Aliás, o teatro tem papel bem importante nesse filme. Para Joe Wright, pode-se dizer que a maneira como as pessoas se comportavam na sociedade russa da época era, de certa forma, uma atuação (saiba mais nesse vídeo voltado ao público português). Portanto, para abrigar todas essas interpretações, um teatro real é usado como locação em algumas cenas. Porém, nunca como teatro em si. Ele se transforma em diversos outros cenários: casa, quarto, rua, rinque de patinação… E não só o palco é utilizado, como também a parte dedicada à plateia e as cochias – essas últimas de maneira muito criativa, diga-se de passagem.

Ver o teatro assumindo as mais diferentes formas dá ao filme uma certa sensação de unidade. Sua presença recorrente durante os atos torna-o familiar ao espectador após certo tempo, como se o próprio teatro fosse uma personagem extra que interage com os protagonistas e amarra suas histórias. Afinal, cada uma das partes da narrativa passa, invariavelmente, por ele. Além disso, é prazeroso e divertido ver a originalidade da produção ao adaptar vários locais aos limites do espaço teatral. Nunca se sabe no que ele pode se transformar e, assim que uma adaptação inusitada aparece na tela, é difícil não esconder o riso de deleite.

É uma pena, entretanto, que esse aspecto artístico fique mais concentrado na primeira parte do filme, na qual todas as “representações” de que Wright fala acontecem. Mais para o final, que prioriza os conflitos psicológicos de Anna, a história torna-se um pouco mais arrastada, com menos recursos visuais surpreendentes. Porém, não quer dizer que o filme torna-se tedioso ou menos bonito por causa disso.

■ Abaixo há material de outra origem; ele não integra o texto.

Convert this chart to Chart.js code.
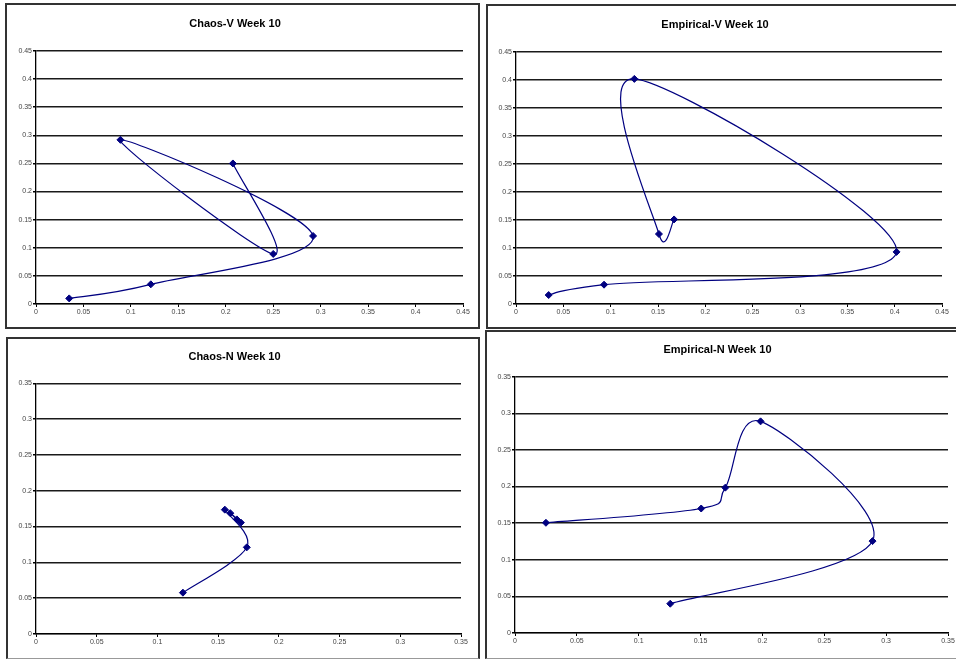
<!DOCTYPE html>
<html>
<head>
<meta charset="utf-8">
<title>Week 10 return maps</title>
<script src="https://cdn.jsdelivr.net/npm/chart.js@4.4.1/dist/chart.umd.min.js"></script>
<style>
  html, body { margin: 0; padding: 0; background: #fff; width: 956px; height: 659px; overflow: hidden; }
  body { position: relative; }
  .panel { position: absolute; box-sizing: border-box; border: 2px solid #333; background: #fff; }
  .panel canvas { display: block; }
</style>
</head>
<body>
<div class="panel" style="left:5px;top:3px;width:475px;height:326px"><canvas id="chaosV" width="471" height="322"></canvas></div>
<div class="panel" style="left:486px;top:4px;width:474px;height:325px"><canvas id="empiricalV" width="470" height="321"></canvas></div>
<div class="panel" style="left:6px;top:337px;width:474px;height:322px;border-bottom:1px solid #999"><canvas id="chaosN" width="470" height="319"></canvas></div>
<div class="panel" style="left:485px;top:330px;width:476px;height:329px;border-bottom:1px solid #999"><canvas id="empiricalN" width="472" height="326"></canvas></div>

<script>
// Week 10 series, each point is (next value, current value)
const chaosVx = [0.035, 0.121, 0.292, 0.089, 0.250, 0.2075];
const chaosVy = [0.010, 0.035, 0.121, 0.292, 0.089, 0.250];

const empiricalVx = [0.0345, 0.093, 0.402, 0.125, 0.151, 0.167];
const empiricalVy = [0.016, 0.0345, 0.093, 0.402, 0.125, 0.151];

const chaosNx = [0.121, 0.1736, 0.1555, 0.1687, 0.160, 0.1654];
const chaosNy = [0.0577, 0.121, 0.1736, 0.1555, 0.1687, 0.160];

const empiricalNx = [0.1255, 0.289, 0.1985, 0.170, 0.1505, 0.025];
const empiricalNy = [0.040, 0.1255, 0.289, 0.1985, 0.170, 0.1505];

// Axis ranges
const axisMaxV = 0.45;
const axisMaxN = 0.35;
const tickStep = 0.05;

const titleChaosV = 'Chaos-V Week 10';
const titleEmpiricalV = 'Empirical-V Week 10';
const titleChaosN = 'Chaos-N Week 10';
const titleEmpiricalN = 'Empirical-N Week 10';

const NAVY = '#000080';
const FONT = "'Liberation Sans', Arial, sans-serif";

// Spreadsheet-style smoothing: each control point sits 1/6 of the
// neighbour-to-neighbour vector away from the point the scales placed.
const sheetSmooth = {
  id: 'sheetSmooth',
  beforeDatasetDraw(chart, args) {
    const meta = args.meta;
    const pts = meta.data;
    const n = pts.length;
    for (let i = 0; i < n; i++) {
      const p = pts[i];
      const prev = pts[Math.max(i - 1, 0)];
      const next = pts[Math.min(i + 1, n - 1)];
      const dx = (next.x - prev.x) / 6;
      const dy = (next.y - prev.y) / 6;
      p.cp1x = p.x - dx; p.cp1y = p.y - dy;
      p.cp2x = p.x + dx; p.cp2y = p.y + dy;
    }
    if (meta.dataset) meta.dataset._pointsUpdated = true;
  }
};

function tickLabel(v) { return String(+v.toFixed(2)); }

function makeChart(id, title, xs, ys, maxVal, box) {
  const points = xs.map((x, i) => ({ x: x, y: ys[i] }));
  const tickFont = { family: FONT, size: 7 };
  return new Chart(document.getElementById(id), {
    type: 'scatter',
    data: {
      datasets: [{
        data: points,
        showLine: true,
        tension: 0.4,
        fill: false,
        borderColor: NAVY,
        borderWidth: 1.2,
        pointStyle: 'rectRot',
        pointRadius: 3.5,
        pointHoverRadius: 3.5,
        pointBorderWidth: 1,
        pointBackgroundColor: NAVY,
        pointBorderColor: NAVY
      }]
    },
    options: {
      responsive: false,
      animation: false,
      events: [],
      layout: { padding: { left: 0, top: 0, right: box.right, bottom: 0 } },
      plugins: {
        legend: { display: false },
        tooltip: { enabled: false },
        title: {
          display: true,
          text: title,
          color: '#000',
          font: { family: FONT, size: 11, weight: 'bold', lineHeight: 1.2 },
          padding: { top: box.titleTop, bottom: box.titleBottom }
        }
      },
      scales: {
        x: {
          type: 'linear',
          min: 0,
          max: maxVal,
          ticks: { stepSize: tickStep, autoSkip: false, maxRotation: 0, font: tickFont, color: '#444', padding: 1, callback: tickLabel },
          grid: { display: true, drawOnChartArea: false, drawTicks: true, tickLength: 3, tickColor: '#000', tickWidth: 1 },
          border: { display: true, color: '#000', width: 1.3 },
          afterFit(scale) { scale.height = box.xHeight; }
        },
        y: {
          type: 'linear',
          min: 0,
          max: maxVal,
          ticks: { stepSize: tickStep, autoSkip: false, font: tickFont, color: '#444', padding: 1, callback: tickLabel },
          grid: { display: true, drawOnChartArea: true, drawTicks: true, tickLength: 3, color: '#1a1a1a', lineWidth: 1.5, tickColor: '#000' },
          border: { display: true, color: '#000', width: 1.3 },
          afterFit(scale) { scale.width = box.yWidth; }
        }
      }
    },
    plugins: [sheetSmooth]
  });
}

makeChart('chaosV', titleChaosV, chaosVx, chaosVy, axisMaxV,
  { yWidth: 29, right: 15, titleTop: 12.4, titleBottom: 20.4, xHeight: 23 });
makeChart('empiricalV', titleEmpiricalV, empiricalVx, empiricalVy, axisMaxV,
  { yWidth: 28, right: 16, titleTop: 12.7, titleBottom: 20.1, xHeight: 23 });
makeChart('chaosN', titleChaosN, chaosNx, chaosNy, axisMaxN,
  { yWidth: 28, right: 17, titleTop: 11.7, titleBottom: 19.4, xHeight: 24 });
makeChart('empiricalN', titleEmpiricalN, empiricalNx, empiricalNy, axisMaxN,
  { yWidth: 28, right: 11, titleTop: 11.4, titleBottom: 20.1, xHeight: 25 });
</script>
</body>
</html>
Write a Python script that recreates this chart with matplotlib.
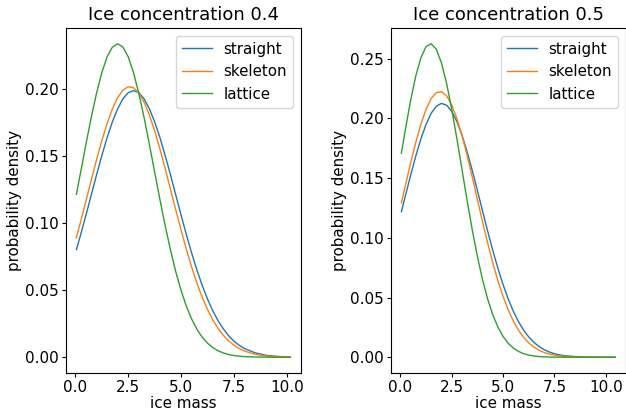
import numpy as np
import matplotlib
matplotlib.use('Agg')
import matplotlib.pyplot as plt

labels = ['straight', 'skeleton', 'lattice']

# ice mass grid
x_04 = [0.05, 0.25, 0.5, 0.75, 1.0, 1.25, 1.5, 1.75, 2.0, 2.25, 2.5, 2.75, 3.0, 3.25, 3.5, 3.75,
        4.0, 4.25, 4.5, 4.75, 5.0, 5.25, 5.5, 5.75, 6.0, 6.25, 6.5, 6.75, 7.0, 7.25, 7.5, 7.75,
        8.0, 8.5, 9.0, 9.5, 10.0, 10.15]
x_05 = [0.05, 0.25, 0.5, 0.75, 1.0, 1.25, 1.5, 1.75, 2.0, 2.25, 2.5, 2.75, 3.0, 3.25, 3.5, 3.75,
        4.0, 4.25, 4.5, 4.75, 5.0, 5.25, 5.5, 5.75, 6.0, 6.25, 6.5, 6.75, 7.0, 7.25, 7.5, 7.75,
        8.0, 8.5, 9.0, 9.5, 10.0, 10.45]

# concentration 0.4
straight_04 = [0.0804, 0.0915, 0.1060, 0.1210, 0.1360, 0.1504, 0.1639, 0.1757, 0.1855, 0.1929,
               0.1975, 0.1990, 0.1975, 0.1929, 0.1855, 0.1757, 0.1639, 0.1504, 0.1360, 0.1210,
               0.1060, 0.0915, 0.0777, 0.0650, 0.0535, 0.0434, 0.0346, 0.0272, 0.0211, 0.0160,
               0.0120, 0.0089, 0.0065, 0.0033, 0.0015, 0.0007, 0.0003, 0.0002]
skeleton_04 = [0.0892, 0.1013, 0.1166, 0.1321, 0.1473, 0.1616, 0.1744, 0.1853, 0.1938, 0.1994,
               0.2019, 0.2012, 0.1973, 0.1904, 0.1808, 0.1690, 0.1554, 0.1407, 0.1253, 0.1098,
               0.0948, 0.0805, 0.0672, 0.0552, 0.0447, 0.0356, 0.0279, 0.0215, 0.0163, 0.0122,
               0.0090, 0.0065, 0.0046, 0.0022, 0.0010, 0.0004, 0.0002, 0.0001]
lattice_04 = [0.1217, 0.1382, 0.1589, 0.1789, 0.1970, 0.2124, 0.2242, 0.2315, 0.2340, 0.2315,
              0.2242, 0.2124, 0.1970, 0.1789, 0.1589, 0.1382, 0.1176, 0.0980, 0.0799, 0.0637,
              0.0498, 0.0380, 0.0285, 0.0208, 0.0149, 0.0105, 0.0072, 0.0048, 0.0032, 0.0020,
              0.0013, 0.0008, 0.0005, 0.0002, 0.0001, 0.0, 0.0, 0.0]

# concentration 0.5
straight_05 = [0.1218, 0.1355, 0.1524, 0.1684, 0.1828, 0.1949, 0.2042, 0.2101, 0.2125, 0.2110,
               0.2059, 0.1974, 0.1859, 0.1720, 0.1564, 0.1396, 0.1225, 0.1056, 0.0894, 0.0744,
               0.0608, 0.0488, 0.0385, 0.0298, 0.0227, 0.0170, 0.0125, 0.0090, 0.0064, 0.0044,
               0.0030, 0.0020, 0.0013, 0.0006, 0.0002, 0.0001, 0.0, 0.0]
skeleton_05 = [0.1292, 0.1442, 0.1626, 0.1798, 0.1951, 0.2075, 0.2165, 0.2215, 0.2223, 0.2188,
               0.2112, 0.1999, 0.1856, 0.1690, 0.1509, 0.1322, 0.1135, 0.0957, 0.0790, 0.0640,
               0.0509, 0.0397, 0.0303, 0.0227, 0.0167, 0.0120, 0.0085, 0.0059, 0.0040, 0.0027,
               0.0018, 0.0011, 0.0007, 0.0003, 0.0001, 0.0, 0.0, 0.0]
lattice_05 = [0.1707, 0.1912, 0.2150, 0.2354, 0.2507, 0.2600, 0.2624, 0.2578, 0.2464, 0.2293,
              0.2077, 0.1831, 0.1571, 0.1312, 0.1067, 0.0844, 0.0650, 0.0487, 0.0355, 0.0252,
              0.0174, 0.0117, 0.0077, 0.0049, 0.0030, 0.0018, 0.0011, 0.0006, 0.0003, 0.0002,
              0.0001, 0.0001, 0.0, 0.0, 0.0, 0.0, 0.0, 0.0]

panels = [
    ('Ice concentration 0.4', x_04, [straight_04, skeleton_04, lattice_04]),
    ('Ice concentration 0.5', x_05, [straight_05, skeleton_05, lattice_05]),
]

fig, axes = plt.subplots(1, 2, figsize=(6.26, 4.13), dpi=100)
fig.subplots_adjust(left=0.105, right=0.9995, top=0.932, bottom=0.097, wspace=0.383)

for ax, (title, x, series) in zip(axes, panels):
    for lab, y in zip(labels, series):
        ax.plot(x, y, label=lab, linewidth=1.0)
    ax.set_title(title, fontsize=13)
    ax.set_xlabel('ice mass', fontsize=10.9, labelpad=1)
    ax.set_ylabel('probability density', fontsize=10.9, labelpad=2)
    ax.tick_params(labelsize=11, length=3, pad=2)
    ax.legend(fontsize=10.8, loc='upper right')

plt.savefig('out.png', dpi=100)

Não espanta que Anna Karenina teve seu lado técnico reconhecido pelas grandes premiações. Sua fotografia, direção de arte, música e figurino – vencedor do Oscar – são, quando não surpreendentes, bem acima da média. Espanta, porém, que não tenha concorrido a prêmios de direção ou de melhor filme. Pois, este é um ótimo filme que não deveria ser negligenciado. Nem mesmo por quem não é grande fã de filmes de época.